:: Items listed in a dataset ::
========
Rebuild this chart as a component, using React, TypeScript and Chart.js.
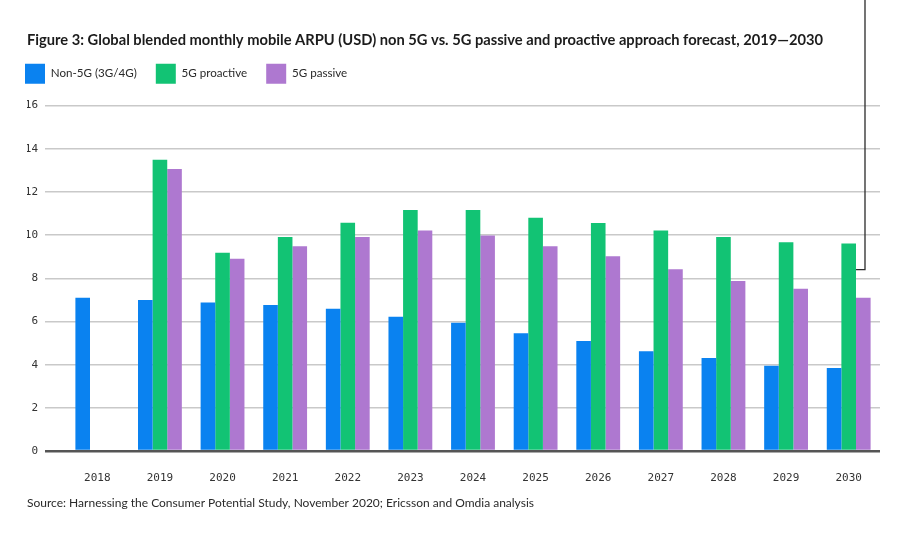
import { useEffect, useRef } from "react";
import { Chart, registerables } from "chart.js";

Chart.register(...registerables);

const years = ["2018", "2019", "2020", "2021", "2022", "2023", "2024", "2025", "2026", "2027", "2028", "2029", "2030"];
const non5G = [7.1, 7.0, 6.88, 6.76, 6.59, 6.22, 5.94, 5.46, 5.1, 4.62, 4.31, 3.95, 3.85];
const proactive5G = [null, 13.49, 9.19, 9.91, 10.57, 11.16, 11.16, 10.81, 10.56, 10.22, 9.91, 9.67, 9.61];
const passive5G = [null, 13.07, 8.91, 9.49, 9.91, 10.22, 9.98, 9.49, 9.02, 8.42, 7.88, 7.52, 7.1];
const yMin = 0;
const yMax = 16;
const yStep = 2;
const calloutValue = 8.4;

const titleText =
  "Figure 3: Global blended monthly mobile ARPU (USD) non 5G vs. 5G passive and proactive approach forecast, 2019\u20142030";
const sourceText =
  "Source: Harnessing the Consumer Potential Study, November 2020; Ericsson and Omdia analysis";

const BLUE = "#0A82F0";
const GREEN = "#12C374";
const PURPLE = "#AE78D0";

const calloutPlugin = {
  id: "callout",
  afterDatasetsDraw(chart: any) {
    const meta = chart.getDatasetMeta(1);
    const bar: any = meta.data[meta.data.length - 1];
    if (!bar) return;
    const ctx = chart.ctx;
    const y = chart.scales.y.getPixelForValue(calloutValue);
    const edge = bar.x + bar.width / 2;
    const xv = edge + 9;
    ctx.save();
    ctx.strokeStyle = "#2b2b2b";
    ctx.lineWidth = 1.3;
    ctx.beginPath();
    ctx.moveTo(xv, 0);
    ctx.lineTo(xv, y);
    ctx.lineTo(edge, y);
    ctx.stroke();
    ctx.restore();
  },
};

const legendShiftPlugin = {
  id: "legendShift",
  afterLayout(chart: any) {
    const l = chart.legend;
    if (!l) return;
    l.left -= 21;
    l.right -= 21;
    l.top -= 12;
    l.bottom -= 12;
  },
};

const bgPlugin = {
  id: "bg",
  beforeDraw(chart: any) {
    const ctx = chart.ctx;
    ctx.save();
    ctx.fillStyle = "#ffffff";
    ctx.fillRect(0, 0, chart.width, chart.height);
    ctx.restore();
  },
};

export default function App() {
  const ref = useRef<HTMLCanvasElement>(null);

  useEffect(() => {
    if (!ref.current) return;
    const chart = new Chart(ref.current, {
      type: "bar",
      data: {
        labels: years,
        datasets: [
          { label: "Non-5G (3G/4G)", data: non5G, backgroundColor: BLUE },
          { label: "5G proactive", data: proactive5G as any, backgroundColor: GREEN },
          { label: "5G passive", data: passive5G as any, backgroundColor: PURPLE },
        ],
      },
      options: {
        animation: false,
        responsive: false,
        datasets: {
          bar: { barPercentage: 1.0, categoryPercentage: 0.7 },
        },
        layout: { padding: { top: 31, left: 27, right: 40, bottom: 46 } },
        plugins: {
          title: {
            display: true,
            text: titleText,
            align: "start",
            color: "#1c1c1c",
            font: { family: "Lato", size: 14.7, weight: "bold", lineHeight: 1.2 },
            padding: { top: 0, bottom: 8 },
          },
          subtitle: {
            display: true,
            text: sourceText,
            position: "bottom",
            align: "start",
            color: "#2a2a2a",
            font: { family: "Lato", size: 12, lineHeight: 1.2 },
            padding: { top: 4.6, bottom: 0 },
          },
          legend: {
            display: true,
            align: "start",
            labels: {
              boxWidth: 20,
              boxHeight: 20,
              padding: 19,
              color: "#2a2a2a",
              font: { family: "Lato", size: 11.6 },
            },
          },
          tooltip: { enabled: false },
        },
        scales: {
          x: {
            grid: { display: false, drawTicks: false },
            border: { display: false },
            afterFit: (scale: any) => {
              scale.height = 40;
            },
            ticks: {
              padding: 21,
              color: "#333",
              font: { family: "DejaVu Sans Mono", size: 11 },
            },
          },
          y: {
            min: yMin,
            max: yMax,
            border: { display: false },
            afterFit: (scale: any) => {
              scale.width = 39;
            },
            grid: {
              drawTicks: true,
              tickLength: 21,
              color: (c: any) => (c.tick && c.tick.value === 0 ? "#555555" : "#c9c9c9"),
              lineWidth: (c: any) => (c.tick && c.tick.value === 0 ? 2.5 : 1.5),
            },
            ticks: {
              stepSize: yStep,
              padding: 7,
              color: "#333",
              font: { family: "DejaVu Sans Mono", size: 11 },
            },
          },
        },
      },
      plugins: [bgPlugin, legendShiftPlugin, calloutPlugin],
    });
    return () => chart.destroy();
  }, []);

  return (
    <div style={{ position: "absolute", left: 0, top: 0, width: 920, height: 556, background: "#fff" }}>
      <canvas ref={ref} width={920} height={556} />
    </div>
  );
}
========
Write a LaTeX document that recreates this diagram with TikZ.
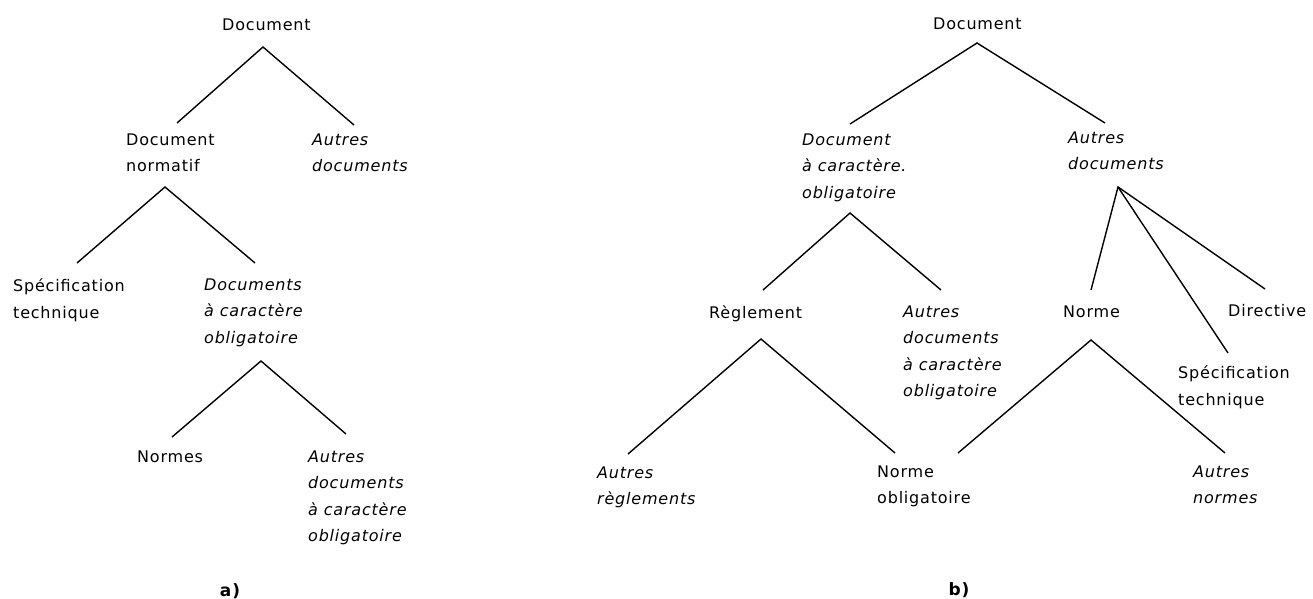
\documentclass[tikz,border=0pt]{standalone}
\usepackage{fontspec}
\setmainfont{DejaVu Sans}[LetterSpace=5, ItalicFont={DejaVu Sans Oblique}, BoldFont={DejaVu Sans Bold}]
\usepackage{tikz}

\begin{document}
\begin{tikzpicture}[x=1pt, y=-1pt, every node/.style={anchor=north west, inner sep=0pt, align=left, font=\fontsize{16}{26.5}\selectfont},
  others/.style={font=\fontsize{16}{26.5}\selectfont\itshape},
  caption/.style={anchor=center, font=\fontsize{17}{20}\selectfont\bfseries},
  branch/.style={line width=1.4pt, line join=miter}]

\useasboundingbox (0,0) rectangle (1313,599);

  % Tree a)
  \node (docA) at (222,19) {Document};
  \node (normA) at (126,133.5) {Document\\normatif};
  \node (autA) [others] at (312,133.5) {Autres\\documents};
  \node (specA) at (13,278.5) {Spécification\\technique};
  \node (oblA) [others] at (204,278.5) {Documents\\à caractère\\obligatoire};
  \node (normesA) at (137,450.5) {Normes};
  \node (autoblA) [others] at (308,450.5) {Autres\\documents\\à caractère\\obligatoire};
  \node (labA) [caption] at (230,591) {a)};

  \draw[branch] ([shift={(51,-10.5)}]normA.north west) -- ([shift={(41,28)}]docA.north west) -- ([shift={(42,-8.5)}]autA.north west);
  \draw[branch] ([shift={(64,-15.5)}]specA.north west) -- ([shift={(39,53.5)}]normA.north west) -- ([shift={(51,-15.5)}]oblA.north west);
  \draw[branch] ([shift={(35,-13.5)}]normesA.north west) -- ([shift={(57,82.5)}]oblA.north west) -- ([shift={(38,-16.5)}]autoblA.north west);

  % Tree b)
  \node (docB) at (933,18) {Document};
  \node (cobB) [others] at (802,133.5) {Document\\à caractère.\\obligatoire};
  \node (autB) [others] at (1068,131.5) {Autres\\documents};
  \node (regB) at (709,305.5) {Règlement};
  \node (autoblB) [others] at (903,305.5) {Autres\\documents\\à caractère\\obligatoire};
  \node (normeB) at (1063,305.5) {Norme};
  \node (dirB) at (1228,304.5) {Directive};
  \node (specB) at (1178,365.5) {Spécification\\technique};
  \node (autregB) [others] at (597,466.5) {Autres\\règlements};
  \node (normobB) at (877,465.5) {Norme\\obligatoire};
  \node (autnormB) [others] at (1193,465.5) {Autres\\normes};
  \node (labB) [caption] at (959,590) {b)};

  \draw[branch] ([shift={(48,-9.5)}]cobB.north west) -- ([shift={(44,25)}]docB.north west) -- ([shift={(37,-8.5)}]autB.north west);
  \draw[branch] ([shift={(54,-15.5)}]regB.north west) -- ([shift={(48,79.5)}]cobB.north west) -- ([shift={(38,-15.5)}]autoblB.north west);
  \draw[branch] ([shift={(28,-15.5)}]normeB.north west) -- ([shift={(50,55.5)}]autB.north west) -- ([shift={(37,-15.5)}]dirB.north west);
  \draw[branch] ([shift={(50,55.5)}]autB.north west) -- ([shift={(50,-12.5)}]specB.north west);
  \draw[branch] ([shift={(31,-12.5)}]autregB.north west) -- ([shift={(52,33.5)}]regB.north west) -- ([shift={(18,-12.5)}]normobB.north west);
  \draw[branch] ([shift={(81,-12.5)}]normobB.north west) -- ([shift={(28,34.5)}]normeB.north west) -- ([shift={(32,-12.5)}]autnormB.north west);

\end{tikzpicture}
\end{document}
========
:: TASK PROMPT ::
Leave out the pictures and give again exactly the lines from the one with "Write a LaTeX" through the one with "(labA) [caption] at", and no others.

:: EXERCISE ANSWER ::
Write a LaTeX document that recreates this diagram with TikZ.
\documentclass[tikz,border=0pt]{standalone}
\usepackage{fontspec}
\setmainfont{DejaVu Sans}[LetterSpace=5, ItalicFont={DejaVu Sans Oblique}, BoldFont={DejaVu Sans Bold}]
\usepackage{tikz}

\begin{document}
\begin{tikzpicture}[x=1pt, y=-1pt, every node/.style={anchor=north west, inner sep=0pt, align=left, font=\fontsize{16}{26.5}\selectfont},
  others/.style={font=\fontsize{16}{26.5}\selectfont\itshape},
  caption/.style={anchor=center, font=\fontsize{17}{20}\selectfont\bfseries},
  branch/.style={line width=1.4pt, line join=miter}]

\useasboundingbox (0,0) rectangle (1313,599);

  % Tree a)
  \node (docA) at (222,19) {Document};
  \node (normA) at (126,133.5) {Document\\normatif};
  \node (autA) [others] at (312,133.5) {Autres\\documents};
  \node (specA) at (13,278.5) {Spécification\\technique};
  \node (oblA) [others] at (204,278.5) {Documents\\à caractère\\obligatoire};
  \node (normesA) at (137,450.5) {Normes};
  \node (autoblA) [others] at (308,450.5) {Autres\\documents\\à caractère\\obligatoire};
  \node (labA) [caption] at (230,591) {a)};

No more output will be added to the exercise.